Provided material »

* Start *

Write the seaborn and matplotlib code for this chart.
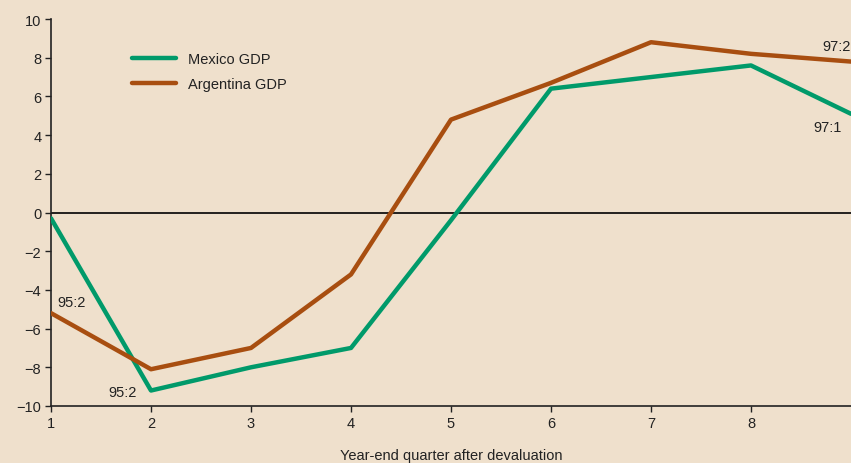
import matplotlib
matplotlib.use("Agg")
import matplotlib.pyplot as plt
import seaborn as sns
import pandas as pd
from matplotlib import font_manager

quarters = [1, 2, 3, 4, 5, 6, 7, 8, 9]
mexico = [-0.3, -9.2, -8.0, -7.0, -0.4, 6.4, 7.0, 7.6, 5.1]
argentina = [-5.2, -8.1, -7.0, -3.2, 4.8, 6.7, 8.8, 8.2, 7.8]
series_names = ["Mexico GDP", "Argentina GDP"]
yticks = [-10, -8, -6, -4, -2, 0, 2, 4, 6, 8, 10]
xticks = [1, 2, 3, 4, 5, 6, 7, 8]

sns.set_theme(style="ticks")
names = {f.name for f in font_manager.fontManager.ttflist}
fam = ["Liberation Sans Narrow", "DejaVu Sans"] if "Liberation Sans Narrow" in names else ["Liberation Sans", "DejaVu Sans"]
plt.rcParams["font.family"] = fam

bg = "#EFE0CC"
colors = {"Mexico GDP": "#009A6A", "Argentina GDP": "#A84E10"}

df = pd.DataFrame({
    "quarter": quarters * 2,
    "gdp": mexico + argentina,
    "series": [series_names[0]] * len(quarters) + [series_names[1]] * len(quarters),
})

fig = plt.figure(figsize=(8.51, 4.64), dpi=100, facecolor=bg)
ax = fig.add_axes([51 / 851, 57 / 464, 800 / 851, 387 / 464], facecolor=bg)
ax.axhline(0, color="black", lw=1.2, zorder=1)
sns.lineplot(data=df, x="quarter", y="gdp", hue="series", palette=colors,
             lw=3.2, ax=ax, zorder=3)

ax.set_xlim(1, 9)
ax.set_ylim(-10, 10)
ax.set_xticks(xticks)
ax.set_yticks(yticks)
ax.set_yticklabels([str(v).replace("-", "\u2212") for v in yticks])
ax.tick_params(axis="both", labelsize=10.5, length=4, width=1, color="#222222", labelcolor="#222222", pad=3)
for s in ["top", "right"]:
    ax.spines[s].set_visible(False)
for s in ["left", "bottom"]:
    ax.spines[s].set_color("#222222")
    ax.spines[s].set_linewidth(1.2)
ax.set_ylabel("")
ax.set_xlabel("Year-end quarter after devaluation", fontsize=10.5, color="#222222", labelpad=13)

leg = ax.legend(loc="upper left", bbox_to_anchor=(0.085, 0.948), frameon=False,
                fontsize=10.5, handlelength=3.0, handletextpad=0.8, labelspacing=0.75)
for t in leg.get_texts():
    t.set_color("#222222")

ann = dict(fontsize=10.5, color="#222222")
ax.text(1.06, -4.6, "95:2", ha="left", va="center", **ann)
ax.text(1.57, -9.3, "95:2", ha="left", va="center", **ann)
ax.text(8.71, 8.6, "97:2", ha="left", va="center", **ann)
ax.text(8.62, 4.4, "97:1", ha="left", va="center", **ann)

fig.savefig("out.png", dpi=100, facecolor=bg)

* End *

Problem description » Copy every line above word for word and exclude the pictures.

Final answer »
Write the seaborn and matplotlib code for this chart.
import matplotlib
matplotlib.use("Agg")
import matplotlib.pyplot as plt
import seaborn as sns
import pandas as pd
from matplotlib import font_manager

quarters = [1, 2, 3, 4, 5, 6, 7, 8, 9]
mexico = [-0.3, -9.2, -8.0, -7.0, -0.4, 6.4, 7.0, 7.6, 5.1]
argentina = [-5.2, -8.1, -7.0, -3.2, 4.8, 6.7, 8.8, 8.2, 7.8]
series_names = ["Mexico GDP", "Argentina GDP"]
yticks = [-10, -8, -6, -4, -2, 0, 2, 4, 6, 8, 10]
xticks = [1, 2, 3, 4, 5, 6, 7, 8]

sns.set_theme(style="ticks")
names = {f.name for f in font_manager.fontManager.ttflist}
fam = ["Liberation Sans Narrow", "DejaVu Sans"] if "Liberation Sans Narrow" in names else ["Liberation Sans", "DejaVu Sans"]
plt.rcParams["font.family"] = fam

bg = "#EFE0CC"
colors = {"Mexico GDP": "#009A6A", "Argentina GDP": "#A84E10"}

df = pd.DataFrame({
    "quarter": quarters * 2,
    "gdp": mexico + argentina,
    "series": [series_names[0]] * len(quarters) + [series_names[1]] * len(quarters),
})

fig = plt.figure(figsize=(8.51, 4.64), dpi=100, facecolor=bg)
ax = fig.add_axes([51 / 851, 57 / 464, 800 / 851, 387 / 464], facecolor=bg)
ax.axhline(0, color="black", lw=1.2, zorder=1)
sns.lineplot(data=df, x="quarter", y="gdp", hue="series", palette=colors,
             lw=3.2, ax=ax, zorder=3)

ax.set_xlim(1, 9)
ax.set_ylim(-10, 10)
ax.set_xticks(xticks)
ax.set_yticks(yticks)
ax.set_yticklabels([str(v).replace("-", "\u2212") for v in yticks])
ax.tick_params(axis="both", labelsize=10.5, length=4, width=1, color="#222222", labelcolor="#222222", pad=3)
for s in ["top", "right"]:
    ax.spines[s].set_visible(False)
for s in ["left", "bottom"]:
    ax.spines[s].set_color("#222222")
    ax.spines[s].set_linewidth(1.2)
ax.set_ylabel("")
ax.set_xlabel("Year-end quarter after devaluation", fontsize=10.5, color="#222222", labelpad=13)

leg = ax.legend(loc="upper left", bbox_to_anchor=(0.085, 0.948), frameon=False,
                fontsize=10.5, handlelength=3.0, handletextpad=0.8, labelspacing=0.75)
for t in leg.get_texts():
    t.set_color("#222222")

ann = dict(fontsize=10.5, color="#222222")
ax.text(1.06, -4.6, "95:2", ha="left", va="center", **ann)
ax.text(1.57, -9.3, "95:2", ha="left", va="center", **ann)
ax.text(8.71, 8.6, "97:2", ha="left", va="center", **ann)
ax.text(8.62, 4.4, "97:1", ha="left", va="center", **ann)

fig.savefig("out.png", dpi=100, facecolor=bg)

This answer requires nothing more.